## Charts and diagrams as code

═══

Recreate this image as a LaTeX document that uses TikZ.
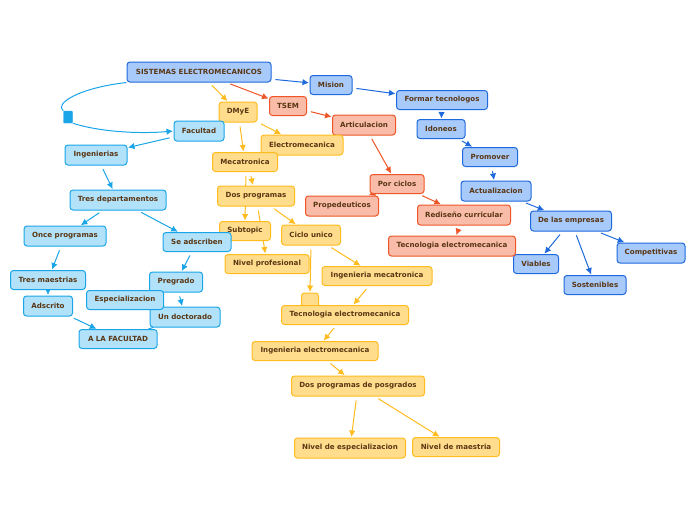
\documentclass[tikz,border=0pt]{standalone}
\usepackage{fontspec}
\setmainfont{DejaVu Sans}
\usetikzlibrary{arrows.meta,backgrounds}
\definecolor{txt}{RGB}{90,55,20}
\definecolor{bF}{RGB}{168,202,250}\definecolor{bD}{RGB}{30,105,220}
\definecolor{rF}{RGB}{248,188,168}\definecolor{rD}{RGB}{240,85,40}
\definecolor{yF}{RGB}{255,221,140}\definecolor{yD}{RGB}{255,188,30}
\definecolor{cF}{RGB}{178,226,250}\definecolor{cD}{RGB}{25,165,232}
\tikzset{
 bx/.style={rounded corners=3pt, line width=1pt, text=txt, inner sep=0pt,
   font=\fontsize{7.1}{8}\selectfont\bfseries},
 bb/.style={bx, draw=bD, fill=bF},
 rb/.style={bx, draw=rD, fill=rF},
 yb/.style={bx, draw=yD, fill=yF},
 cb/.style={bx, draw=cD, fill=cF},
 con/.style={line width=1pt, -{Latex[length=6.5pt,width=6.5pt]}, shorten <=4pt, shorten >=0.5pt},
 bl/.style={con, draw=bD},
 rl/.style={con, draw=rD},
 yl/.style={con, draw=yD},
 cl/.style={con, draw=cD},
 sz/.style 2 args={minimum width=#1pt, minimum height=#2pt}
}
\begin{document}
\begin{tikzpicture}[x=1pt,y=-1pt]
\useasboundingbox (0,0) rectangle (696,520);
% blue
\node[bb,sz={144}{20}] (S) at (199,72) {SISTEMAS ELECTROMECANICOS};
\node[bb,sz={42}{19}] (mis) at (331,85) {Mision};
\node[bb,sz={91}{19}] (ftec) at (442,100) {Formar tecnologos};
\node[bb,sz={48}{19}] (ido) at (441,129) {Idoneos};
\node[bb,sz={55}{19}] (pro) at (490,157) {Promover};
\node[bb,sz={70}{20}] (act) at (496,191) {Actualizacion};
\node[bb,sz={81}{20}] (emp) at (571,221) {De las empresas};
\node[bb,sz={45}{19}] (via) at (536,264) {Viables};
\node[bb,sz={62}{19}] (sos) at (595,285) {Sostenibles};
\node[bb,sz={68}{20}] (com) at (651,253) {Competitivas};
% salmon
\node[rb,sz={37}{19}] (tsem) at (288,106) {TSEM};
\node[rb,sz={63}{20}] (art) at (364,125) {Articulacion};
\node[rb,sz={54}{19}] (cic) at (397,184) {Por ciclos};
\node[rb,sz={73}{20}] (prop) at (342,206) {Propedeuticos};
\node[rb,sz={93}{20}] (red) at (464,215) {Rediseño curricular};
\node[rb,sz={127}{20}] (tecR) at (452,246) {Tecnologia electromecanica};
% yellow
\node[yb,sz={38}{20}] (dmye) at (238,112) {DMyE};
\node[yb,sz={82}{20}] (elec) at (302,145) {Electromecanica};
\node[yb,sz={65}{19}] (meca) at (245,162) {Mecatronica};
\node[yb,sz={77}{20}] (dosp) at (256,196) {Dos programas};
\node[yb,sz={51}{19}] (subt) at (245,231) {Subtopic};
\node[yb,sz={59}{20}] (cu) at (311,235) {Ciclo unico};
\node[yb,sz={84}{19}] (nprof) at (267,264) {Nivel profesional};
\node[yb,sz={110}{19}] (imeca) at (377,276) {Ingenieria mecatronica};
\node[yb,sz={17}{16}] (blank) at (310,301) {};
\node[yb,sz={127}{19}] (tecY) at (345,315) {Tecnologia electromecanica};
\node[yb,sz={126}{19}] (ielec) at (315,351) {Ingenieria electromecanica};
\node[yb,sz={133}{20}] (dpp) at (358,386) {Dos programas de posgrados};
\node[yb,sz={111}{20}] (nesp) at (350,448) {Nivel de especializacion};
\node[yb,sz={87}{19}] (nmae) at (456,447) {Nivel de maestria};
% cyan
\node[cb,sz={50}{20}] (fac) at (199,131) {Facultad};
\node[cb,sz={62}{20}] (ing) at (96,155) {Ingenierias};
\node[cb,sz={96}{20}] (tdep) at (118,200) {Tres departamentos};
\node[cb,sz={82}{20}] (once) at (65,236) {Once programas};
\node[cb,sz={68}{19}] (seads) at (197,242) {Se adscriben};
\node[cb,sz={75}{19}] (tmae) at (48,280) {Tres maestrias};
\node[cb,sz={49}{20}] (adsc) at (48,306) {Adscrito};
\node[cb,sz={53}{20}] (preg) at (176,282) {Pregrado};
\node[cb,sz={70}{20}] (udoc) at (185,317) {Un doctorado};
\node[cb,sz={77}{19}] (espe) at (125,300) {Especializacion};
\node[cb,sz={78}{19}] (alaf) at (118,339) {A LA FACULTAD};
\node[draw=cD, fill=cD, rounded corners=1pt, minimum width=9pt, minimum height=12pt, inner sep=0pt] (sq) at (68,117) {};
\begin{pgfonlayer}{background}
\fill[white] (0,0) rectangle (696,520);
% blue
\draw[bl] (S) -- (mis);
\draw[bl] (mis) -- (ftec);
\draw[bl] (ftec) -- (ido);
\draw[bl] (ido) -- (pro);
\draw[bl] (pro) -- (act);
\draw[bl] (act) -- (emp);
\draw[bl] (emp) -- (via);
\draw[bl] (emp) -- (sos);
\draw[bl] (emp) -- (com);
% salmon
\draw[rl] (S) -- (tsem);
\draw[rl] (tsem) -- (art);
\draw[rl] (art) -- (cic);
\draw[rl] (cic) -- (prop);
\draw[rl] (cic) -- (red);
\draw[rl] (red) -- (tecR);
% yellow
\draw[yl] (S) -- (dmye);
\draw[yl] (dmye) -- (elec);
\draw[yl] (dmye) -- (meca);
\draw[yl] ([xshift=5pt]meca.south) -- ([xshift=-3pt]dosp.north);
\draw[yl] ([xshift=1pt]meca.south) -- (subt.north);
\draw[yl] (dosp) -- (nprof);
\draw[yl] (dosp) -- (cu);
\draw[yl] (cu.south) -- (blank.north);
\draw[yl] (cu) -- (imeca);
\draw[yl] (imeca) -- (tecY);
\draw[yl] (tecY) -- (ielec);
\draw[yl] (ielec) -- (dpp);
\draw[yl] (dpp) -- (nesp);
\draw[yl] (dpp) -- (nmae);
% cyan
\draw[cD, line width=1pt] (S.south west) .. controls (78,88) and (54,104) .. (sq.north west);
\draw[cl, shorten <=0pt] (sq.south east) .. controls (100,132) and (140,134) .. (fac.west);
\draw[cl] (fac) -- (ing);
\draw[cl] (ing) -- (tdep);
\draw[cl] (tdep) -- (once);
\draw[cl] (tdep) -- (seads);
\draw[cl] (once) -- (tmae);
\draw[cl] (tmae) -- (adsc);
\draw[cl] (adsc) -- (alaf);
\draw[cl] (seads) -- (preg);
\draw[cl] (preg) -- (udoc);
\draw[cD, line width=1pt] (udoc) -- (alaf);
\end{pgfonlayer}
\end{tikzpicture}
\end{document}
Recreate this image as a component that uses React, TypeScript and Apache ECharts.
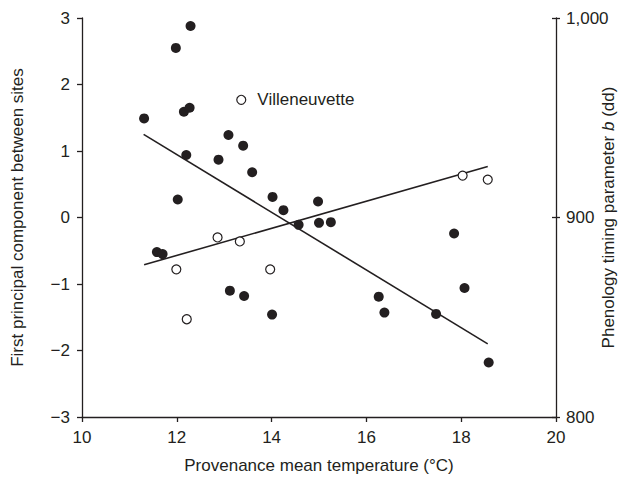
import React, { useEffect, useRef } from "react";
import * as echarts from "echarts";

// Filled dots: first principal component (left axis)
const pcTemp = [11.31, 11.98, 12.29, 12.15, 12.27, 12.2, 12.02, 13.09, 12.88, 13.4, 13.59, 14.02, 14.25, 14.57, 14.98, 15.0, 15.25, 17.85, 11.58, 11.7, 13.12, 13.42, 14.01, 16.26, 16.38, 17.47, 18.07, 18.58];
const pcValue = [1.49, 2.55, 2.88, 1.59, 1.65, 0.94, 0.27, 1.24, 0.87, 1.08, 0.68, 0.31, 0.11, -0.11, 0.24, -0.08, -0.07, -0.24, -0.52, -0.55, -1.1, -1.18, -1.46, -1.19, -1.43, -1.45, -1.06, -2.18];

// Open circles: phenology timing parameter b (right axis)
const phTemp = [13.36, 12.86, 13.33, 11.99, 13.97, 12.21, 18.03, 18.56];
const phValue = [959, 890, 888, 874, 874, 849, 921, 919];
const phSite = ["Villeneuvette", "", "", "", "", "", "", ""];

// Regression lines
const pcFitTemp = [11.3, 18.56];
const pcFitValue = [1.25, -1.9];
const phFitTemp = [11.31, 18.56];
const phFitValue = [876.3, 925.6];

const xTicks = { min: 10, max: 20, interval: 2 };
const leftTicks = { min: -3, max: 3, interval: 1 };
const rightTicks = { min: 800, max: 1000, interval: 100 };

const FONT = "'Liberation Sans', Arial, sans-serif";
const INK = "#231f20";

export default function App() {
  const ref = useRef<HTMLDivElement>(null);
  useEffect(() => {
    if (!ref.current) return;
    document.body.style.margin = "0";
    const chart = echarts.init(ref.current, undefined, { renderer: "svg" });
    const axisText = { color: INK, fontFamily: FONT, fontSize: 17 };
    chart.setOption({
      animation: false,
      backgroundColor: "#ffffff",
      grid: { left: 82, right: 71, top: 18, bottom: 61, containLabel: false, outerBoundsMode: "none" },
      xAxis: {
        type: "value",
        ...xTicks,
        splitLine: { show: false },
        axisLine: { show: true, onZero: false, lineStyle: { color: INK, width: 1.3 } },
        axisTick: { show: true, length: 5, lineStyle: { color: INK, width: 1.3 } },
        axisLabel: { ...axisText, margin: 12 },
        name: "Provenance mean temperature (°C)",
        nameLocation: "middle",
        nameGap: 40,
        nameMoveOverlap: false,
        nameTextStyle: { ...axisText },
      },
      yAxis: [
        {
          type: "value",
          position: "left",
          ...leftTicks,
          splitLine: { show: false },
          axisLine: { show: true, onZero: false, lineStyle: { color: INK, width: 1.3 } },
          axisTick: { show: true, length: 5, lineStyle: { color: INK, width: 1.3 } },
          axisLabel: { ...axisText, margin: 12, formatter: (v: number) => (v < 0 ? "\u2212" + Math.abs(v) : String(v)) },
          name: "First principal component between sites",
          nameLocation: "middle",
          nameGap: 56,
          nameRotate: 90,
          nameMoveOverlap: false,
          nameTextStyle: { ...axisText },
        },
        {
          type: "value",
          position: "right",
          ...rightTicks,
          splitLine: { show: false },
          axisLine: { show: true, onZero: false, lineStyle: { color: INK, width: 1.3 } },
          axisTick: { show: true, length: 4, lineStyle: { color: INK, width: 1.3 } },
          axisLabel: { ...axisText, margin: 10, formatter: (v: number) => v.toLocaleString("en-US") },
          name: "Phenology timing parameter {i|b} (dd)",
          nameLocation: "middle",
          nameGap: 44,
          nameRotate: 90,
          nameMoveOverlap: false,
          nameTextStyle: { ...axisText, rich: { i: { ...axisText, fontStyle: "italic" } } },
        },
        {
          type: "value",
          position: "right",
          offset: 0,
          ...rightTicks,
          splitLine: { show: false },
          axisLine: { show: false, onZero: false },
          axisTick: { show: true, inside: true, length: 4, lineStyle: { color: INK, width: 1.3 } },
          axisLabel: { show: false },
        },
      ],
      series: [
        {
          type: "line",
          yAxisIndex: 0,
          data: pcFitTemp.map((t, i) => [t, pcFitValue[i]]),
          showSymbol: false,
          symbol: "none",
          lineStyle: { color: INK, width: 1.6 },
          z: 1,
        },
        {
          type: "line",
          yAxisIndex: 1,
          data: phFitTemp.map((t, i) => [t, phFitValue[i]]),
          showSymbol: false,
          symbol: "none",
          lineStyle: { color: INK, width: 1.6 },
          z: 1,
        },
        {
          type: "scatter",
          yAxisIndex: 0,
          data: pcTemp.map((t, i) => [t, pcValue[i]]),
          symbol: "circle",
          symbolSize: 10,
          itemStyle: { color: INK, opacity: 1 },
          z: 3,
        },
        {
          type: "scatter",
          yAxisIndex: 1,
          data: phTemp.map((t, i) => ({
            value: [t, phValue[i]],
            label: {
              show: phSite[i] !== "",
              formatter: phSite[i],
              position: "right",
              distance: 11,
              ...axisText,
            },
          })),
          symbol: "circle",
          symbolSize: 9,
          itemStyle: { color: "#ffffff", borderColor: INK, borderWidth: 1.2, opacity: 1 },
          z: 4,
        },
      ],
    });
    return () => chart.dispose();
  }, []);
  return <div ref={ref} style={{ width: 627, height: 478 }} />;
}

═══

## REQUIREMENTS
Extract exactly, and only, the lines from the one with "Recreate this image as a component" to the one with "import * as", both ends counted. Leave the images behind.

## THE REPLY
Recreate this image as a component that uses React, TypeScript and Apache ECharts.
import React, { useEffect, useRef } from "react";
import * as echarts from "echarts";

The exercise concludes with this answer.